Fact is, today’s 4-cycle engines waste energy to a great degree, they resist green, and they have become extremely complex. As such, the Tour engine addresses the three with similar terms: efficient, green and simple.
In the words of Dr. Tour, “existing four-stroke engine designs are in conflict with optimization.”
One look at the poster at DEER coupled with Dr. Tour’s explanations and you tend to realize the auto industry is expending great amounts of time and money just to achieve incremental gains of 0.5% here, 1% at best there. Thus the industry has avoided doing what’s necessary, reconfiguring the IC engine so that those gains can be made much larger and achieved in one fell swoop.
Review of Tour Technology
At present, all engines use the traditional Otto Cycle or some variation like the Atkinson Cycle and Rankine Cycle, which attempt to achieve some level of efficiency of the Miller Effect. Coming up short, though, on maximizing thermal efficiency, all manufacturers end up making compromises between fuel efficiency, power and emissions. Thus, all use direct injection, turbo charging; others simply vie for variable cams and variable valve timing.
Problem is, the auto industry has approached a point where they will not be able to meet 2016 and 2025 MPG mandates unless a major change is made to increase thermal efficiency.
According to Dr. Tour, existing engine designs allow extreme heat losses that could be used to do work, like propel the car.
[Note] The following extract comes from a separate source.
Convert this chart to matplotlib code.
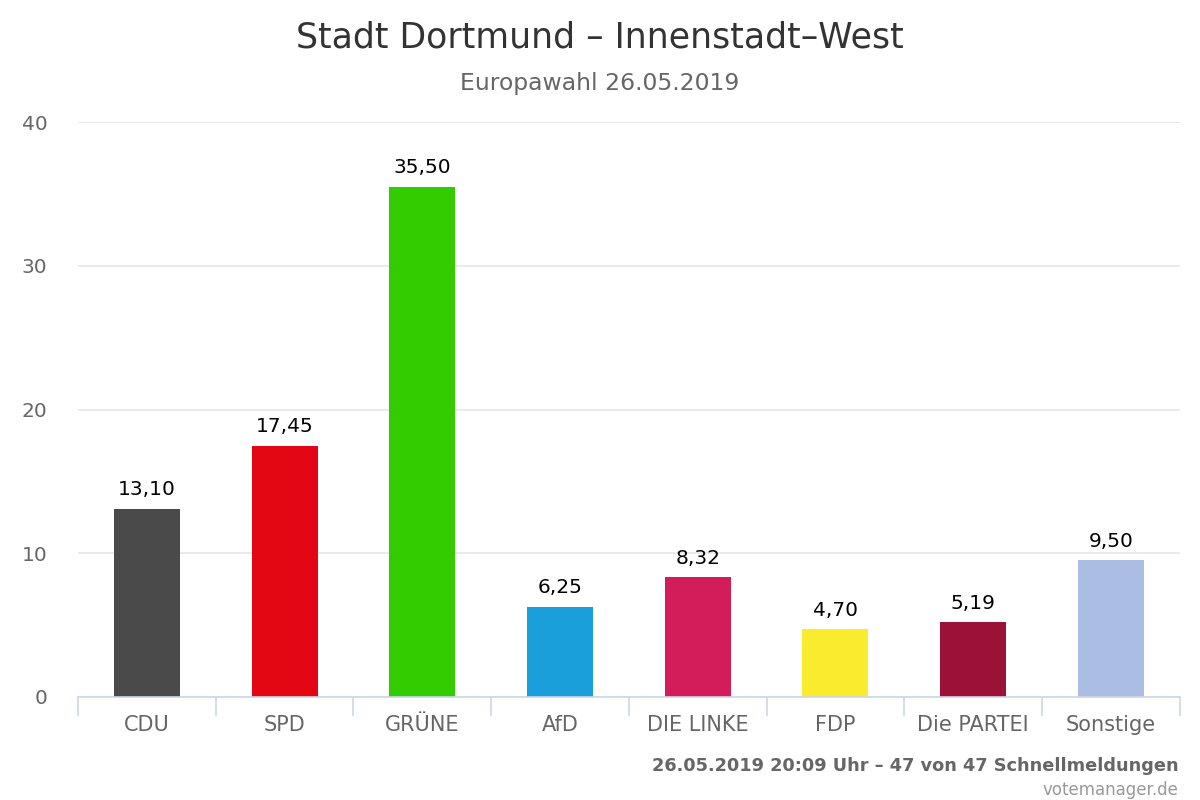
import matplotlib
matplotlib.use("Agg")
import matplotlib.pyplot as plt

categories = ["CDU", "SPD", "GRÜNE", "AfD", "DIE LINKE", "FDP", "Die PARTEI", "Sonstige"]
values = [13.10, 17.45, 35.50, 6.25, 8.32, 4.70, 5.19, 9.50]
colors = ["#4a4a4a", "#e30613", "#33cc00", "#1a9fdb", "#d31c5a", "#f9ec2f", "#9b1236", "#abbde3"]
yticks = [0, 10, 20, 30, 40]

title = "Stadt Dortmund – Innenstadt–West"
subtitle = "Europawahl 26.05.2019"
credit1 = "26.05.2019 20:09 Uhr – 47 von 47 Schnellmeldungen"
credit2 = "votemanager.de"

plt.rcParams['font.family'] = ['DejaVu Sans']
fig = plt.figure(figsize=(12, 8), dpi=100)
ax = fig.add_axes([0.065, 0.12875, 0.918, 0.71875])

x = list(range(len(categories)))
ax.bar(x, values, width=0.48, color=colors, zorder=3)
for xi, v in zip(x, values):
    ax.annotate(f"{v:.2f}".replace(".", ","), (xi, v), xytext=(0, 7), textcoords="offset points",
                ha="center", va="bottom", fontsize=14.5, color="#000000", zorder=4)

ax.set_xlim(-0.5, len(categories) - 0.5)
ax.set_ylim(0, 40)
ax.set_yticks(yticks)
ax.set_yticklabels([str(t) for t in yticks])
ax.yaxis.grid(True, color="#e6e6e6", linewidth=1.2, zorder=0)
ax.tick_params(axis="y", length=0, labelsize=14.5, labelcolor="#666666", pad=22)

ax.set_xticks(x)
ax.set_xticklabels(categories)
ax.tick_params(axis="x", which="major", length=0, labelsize=15, labelcolor="#666666", pad=13)
ax.set_xticks([i - 0.5 for i in range(len(categories) + 1)], minor=True)
ax.tick_params(axis="x", which="minor", length=14, width=1.2, color="#ccd6eb", direction="out")

for s in ["top", "right", "left"]:
    ax.spines[s].set_visible(False)
ax.spines["bottom"].set_color("#ccd6eb")
ax.spines["bottom"].set_linewidth(1.2)
ax.spines["bottom"].set_zorder(5)

fig.text(0.5, 0.953, title, ha="center", va="center", fontsize=25, color="#333333")
fig.text(0.5, 0.896, subtitle, ha="center", va="center", fontsize=16.9, color="#666666")
fig.text(0.982, 0.043, credit1, ha="right", va="center", fontsize=12.75, color="#666666", fontweight="bold")
fig.text(0.982, 0.012, credit2, ha="right", va="center", fontsize=12, color="#999999")

fig.savefig("out.png", dpi=100)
For example, 40% gets transferred to the radiator, another 30% goes out the tailpipe, and only the remaining 30% is available to power the vehicle.
Tour is not the first to attempt a viable splitting of the cycle. Other designs have attempted the same, but most designs have crossover tubes which tend to reduce the ability to attain maximum thermal efficiency. And that’s where the Tour engine is different and excels. The Tour design, for example, adopts a single head approach with opposed pistons and dual crankshafts, whereby the valves allow for the best thermally efficient way to transfer air from the cold side to the hot side.
There are other engines with opposed piston variations, but they are still traditional Otto cycles or they are two-cycle diesels. None of those take advantage of the split cycle like the Tour engine.